16. The token of claim 15, wherein performing the predetermined action in response to the detected rule violation comprises the security token being configured to

disable, lock, or wipe clean information contained in the one of the plurality of GPS-enabled assets.

17. The token of claim 15, wherein the one or more memories and the processor are configured to be located inside the GPS-enabled security token.

18. The token of claim 15, wherein the GPS-enabled security token comprises a universal serial bus (USB), a smart badge, a key fob, an access card, or combinations thereof.

19. The token of claim 15, wherein the GPS-enabled security token includes a security module configured to allow access to the information contained in the GPS-enabled security token.

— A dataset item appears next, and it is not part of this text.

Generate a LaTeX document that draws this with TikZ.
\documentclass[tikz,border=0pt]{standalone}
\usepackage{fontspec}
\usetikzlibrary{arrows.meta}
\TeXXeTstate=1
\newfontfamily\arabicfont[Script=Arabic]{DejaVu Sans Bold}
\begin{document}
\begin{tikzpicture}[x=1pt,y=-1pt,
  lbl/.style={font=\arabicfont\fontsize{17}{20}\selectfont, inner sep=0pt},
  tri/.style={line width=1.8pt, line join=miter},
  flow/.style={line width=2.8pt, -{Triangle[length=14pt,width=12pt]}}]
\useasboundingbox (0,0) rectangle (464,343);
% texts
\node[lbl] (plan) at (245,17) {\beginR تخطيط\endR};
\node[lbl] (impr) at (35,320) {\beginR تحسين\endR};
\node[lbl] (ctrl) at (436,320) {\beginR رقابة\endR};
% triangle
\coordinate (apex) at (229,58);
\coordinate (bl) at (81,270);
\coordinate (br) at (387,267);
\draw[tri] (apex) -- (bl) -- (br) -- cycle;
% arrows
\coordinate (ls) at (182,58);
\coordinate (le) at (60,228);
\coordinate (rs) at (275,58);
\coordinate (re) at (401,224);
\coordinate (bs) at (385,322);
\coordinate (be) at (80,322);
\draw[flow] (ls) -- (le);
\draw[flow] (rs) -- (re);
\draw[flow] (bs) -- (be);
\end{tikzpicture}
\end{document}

20. The token of claim 19, wherein the information contained in the GPS-enabled security token is configured to be wiped clean when a predetermined amount of denies attempting to access the GPS-enabled security token via the security module has been reached.

21. The system (200) of claim 1, wherein the approved geographical location information defines a plurality of physical boundaries, perimeters or areas of approved usage for each of the GPS-enabled plurality of assets.

22. The system (200) of claim 1, wherein the computer-readable instructions that, when executed by the processor, cause the system to provide a historical replay of paths taken by each of the GPS-enabled plurality of assets.

23. The token of claim 15, wherein performing the predetermined action in response to the detected rule violation comprises disabling, locking, or wiping clean information contained in the security token.